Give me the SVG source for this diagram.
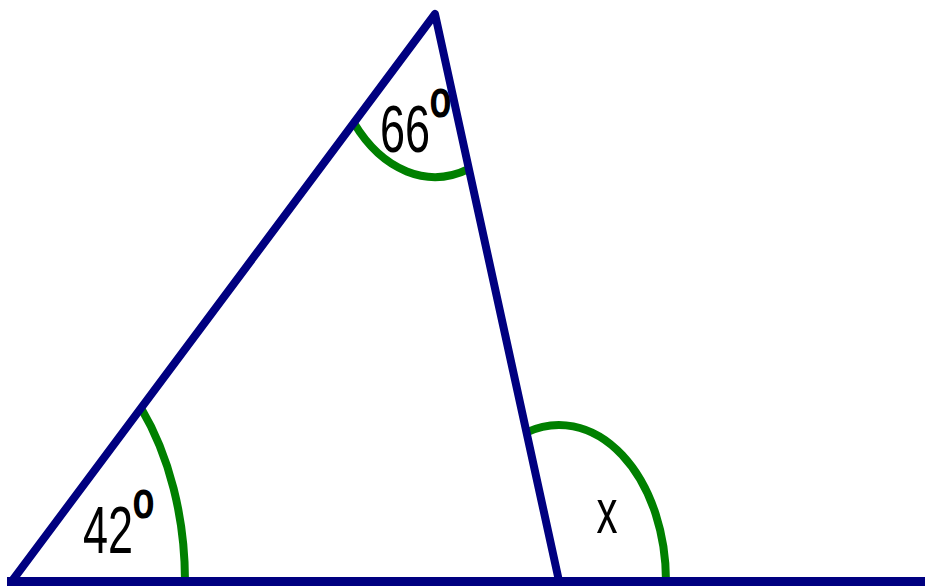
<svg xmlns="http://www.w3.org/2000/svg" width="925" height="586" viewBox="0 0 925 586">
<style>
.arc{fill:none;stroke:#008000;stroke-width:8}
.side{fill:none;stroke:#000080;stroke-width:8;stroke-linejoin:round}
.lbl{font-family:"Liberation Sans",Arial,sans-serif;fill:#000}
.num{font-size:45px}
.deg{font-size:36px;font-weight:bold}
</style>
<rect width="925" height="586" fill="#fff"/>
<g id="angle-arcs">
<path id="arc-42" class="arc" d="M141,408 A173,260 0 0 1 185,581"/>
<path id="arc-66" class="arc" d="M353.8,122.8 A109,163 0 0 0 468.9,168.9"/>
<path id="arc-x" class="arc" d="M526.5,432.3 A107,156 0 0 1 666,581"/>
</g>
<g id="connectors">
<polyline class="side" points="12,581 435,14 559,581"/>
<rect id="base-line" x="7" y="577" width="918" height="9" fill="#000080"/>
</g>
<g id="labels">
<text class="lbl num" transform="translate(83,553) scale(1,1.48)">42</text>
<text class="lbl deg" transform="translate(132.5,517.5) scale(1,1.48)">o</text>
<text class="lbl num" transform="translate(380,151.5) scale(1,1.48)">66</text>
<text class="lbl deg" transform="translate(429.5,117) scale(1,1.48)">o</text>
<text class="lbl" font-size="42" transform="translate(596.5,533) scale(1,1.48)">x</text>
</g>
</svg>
━━━━━━━━━━━━━━━━━━━━
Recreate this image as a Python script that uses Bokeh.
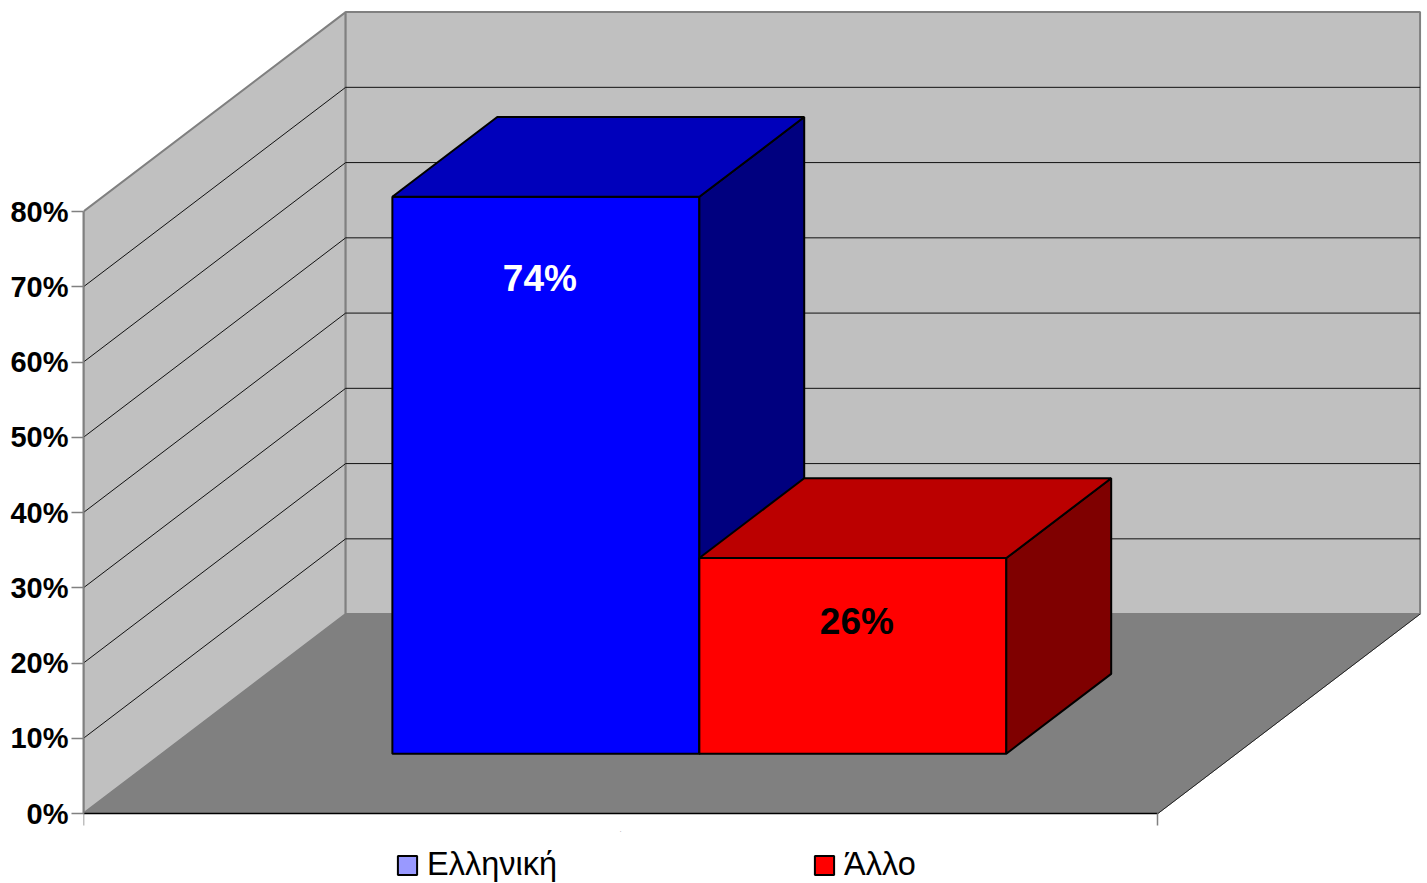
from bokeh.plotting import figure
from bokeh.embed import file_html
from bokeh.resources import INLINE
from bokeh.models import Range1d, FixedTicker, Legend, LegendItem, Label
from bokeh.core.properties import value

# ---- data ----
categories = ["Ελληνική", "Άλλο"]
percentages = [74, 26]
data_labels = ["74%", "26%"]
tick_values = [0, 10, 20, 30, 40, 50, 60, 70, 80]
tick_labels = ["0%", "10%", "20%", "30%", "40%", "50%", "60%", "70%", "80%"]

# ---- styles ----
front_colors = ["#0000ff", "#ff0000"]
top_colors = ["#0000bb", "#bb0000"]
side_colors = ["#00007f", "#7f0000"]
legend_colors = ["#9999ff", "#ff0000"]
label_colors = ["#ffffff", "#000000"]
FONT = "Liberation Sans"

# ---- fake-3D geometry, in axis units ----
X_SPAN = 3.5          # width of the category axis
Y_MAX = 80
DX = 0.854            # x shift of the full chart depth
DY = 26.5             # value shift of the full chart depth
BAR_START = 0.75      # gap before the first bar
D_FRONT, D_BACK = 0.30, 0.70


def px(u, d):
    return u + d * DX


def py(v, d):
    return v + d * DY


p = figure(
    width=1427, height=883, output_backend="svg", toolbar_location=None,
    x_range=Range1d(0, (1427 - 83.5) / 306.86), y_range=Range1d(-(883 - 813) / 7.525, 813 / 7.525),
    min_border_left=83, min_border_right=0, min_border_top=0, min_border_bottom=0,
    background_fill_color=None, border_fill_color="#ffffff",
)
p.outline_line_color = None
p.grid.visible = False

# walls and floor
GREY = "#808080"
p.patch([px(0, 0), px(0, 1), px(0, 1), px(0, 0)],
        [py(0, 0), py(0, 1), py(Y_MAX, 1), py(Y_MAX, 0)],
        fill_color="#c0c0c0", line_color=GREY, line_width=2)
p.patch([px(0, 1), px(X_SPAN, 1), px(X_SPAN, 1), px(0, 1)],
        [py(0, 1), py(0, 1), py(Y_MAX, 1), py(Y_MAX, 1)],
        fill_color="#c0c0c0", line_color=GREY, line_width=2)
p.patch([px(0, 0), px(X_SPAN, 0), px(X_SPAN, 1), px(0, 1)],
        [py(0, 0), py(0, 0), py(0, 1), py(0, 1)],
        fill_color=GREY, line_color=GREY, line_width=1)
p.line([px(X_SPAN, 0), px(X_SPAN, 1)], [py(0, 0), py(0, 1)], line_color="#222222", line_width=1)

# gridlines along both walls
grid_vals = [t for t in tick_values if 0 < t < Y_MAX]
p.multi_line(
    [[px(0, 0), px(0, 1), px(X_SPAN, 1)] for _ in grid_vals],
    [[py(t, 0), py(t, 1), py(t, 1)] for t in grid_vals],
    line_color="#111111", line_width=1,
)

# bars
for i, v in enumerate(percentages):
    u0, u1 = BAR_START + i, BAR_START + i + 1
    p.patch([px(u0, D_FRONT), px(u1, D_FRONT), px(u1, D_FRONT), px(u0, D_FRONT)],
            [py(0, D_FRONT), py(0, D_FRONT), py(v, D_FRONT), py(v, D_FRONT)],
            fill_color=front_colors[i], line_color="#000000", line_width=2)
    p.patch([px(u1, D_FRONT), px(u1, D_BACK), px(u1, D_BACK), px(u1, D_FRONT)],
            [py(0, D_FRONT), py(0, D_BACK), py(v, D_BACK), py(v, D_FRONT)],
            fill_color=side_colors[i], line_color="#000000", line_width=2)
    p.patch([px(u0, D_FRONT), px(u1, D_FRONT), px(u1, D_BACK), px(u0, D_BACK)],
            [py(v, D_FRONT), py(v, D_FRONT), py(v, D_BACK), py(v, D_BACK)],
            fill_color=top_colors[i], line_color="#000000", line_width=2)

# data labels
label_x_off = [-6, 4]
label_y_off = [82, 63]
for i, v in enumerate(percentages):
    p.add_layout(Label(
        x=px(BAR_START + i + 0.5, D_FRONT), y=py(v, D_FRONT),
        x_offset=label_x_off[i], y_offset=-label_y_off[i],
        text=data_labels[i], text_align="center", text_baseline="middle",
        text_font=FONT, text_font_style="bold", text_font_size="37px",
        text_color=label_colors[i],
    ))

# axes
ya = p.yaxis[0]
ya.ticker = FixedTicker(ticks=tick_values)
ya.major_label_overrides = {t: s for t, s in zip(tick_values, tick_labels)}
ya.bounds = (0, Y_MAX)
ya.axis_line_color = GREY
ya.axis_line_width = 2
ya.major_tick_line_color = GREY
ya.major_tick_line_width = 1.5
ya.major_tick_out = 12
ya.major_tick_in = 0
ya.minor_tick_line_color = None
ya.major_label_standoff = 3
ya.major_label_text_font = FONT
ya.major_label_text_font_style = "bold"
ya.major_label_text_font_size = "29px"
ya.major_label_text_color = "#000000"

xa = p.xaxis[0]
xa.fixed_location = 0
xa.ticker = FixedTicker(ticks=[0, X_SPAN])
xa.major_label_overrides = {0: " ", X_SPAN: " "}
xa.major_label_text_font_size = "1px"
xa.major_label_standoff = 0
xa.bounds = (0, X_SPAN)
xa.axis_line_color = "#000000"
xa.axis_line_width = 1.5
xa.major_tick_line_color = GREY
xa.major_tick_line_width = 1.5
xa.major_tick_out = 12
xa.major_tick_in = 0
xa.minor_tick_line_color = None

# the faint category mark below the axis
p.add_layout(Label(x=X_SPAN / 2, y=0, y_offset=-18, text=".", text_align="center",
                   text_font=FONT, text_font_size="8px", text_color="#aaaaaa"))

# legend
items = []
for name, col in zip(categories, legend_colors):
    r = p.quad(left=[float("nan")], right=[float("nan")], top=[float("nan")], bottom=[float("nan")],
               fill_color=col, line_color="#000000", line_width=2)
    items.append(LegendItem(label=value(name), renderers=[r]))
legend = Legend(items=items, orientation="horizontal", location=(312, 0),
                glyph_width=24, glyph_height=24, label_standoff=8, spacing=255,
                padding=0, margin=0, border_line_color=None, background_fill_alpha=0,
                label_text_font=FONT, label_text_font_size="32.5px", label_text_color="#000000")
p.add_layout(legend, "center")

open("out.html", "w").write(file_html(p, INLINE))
━━━━━━━━━━━━━━━━━━━━
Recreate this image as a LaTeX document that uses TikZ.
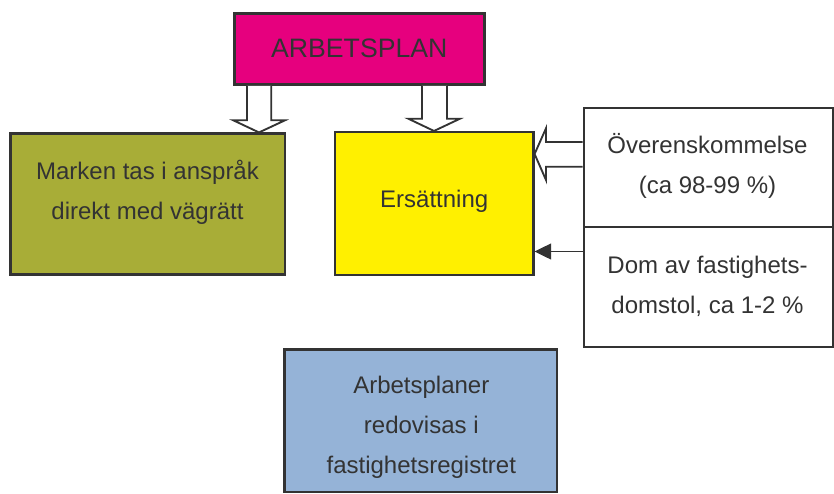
━━━━━━━━━━━━━━━━━━━━
#### REQUIREMENTS:
Start at the line with "Recreate this image as a Python", stop at the line with "from bokeh.core.properties import value", both lines included, and repeat that span exactly without its pictures.

#### REPLY:
Recreate this image as a Python script that uses Bokeh.
from bokeh.plotting import figure
from bokeh.embed import file_html
from bokeh.resources import INLINE
from bokeh.models import Range1d, FixedTicker, Legend, LegendItem, Label
from bokeh.core.properties import value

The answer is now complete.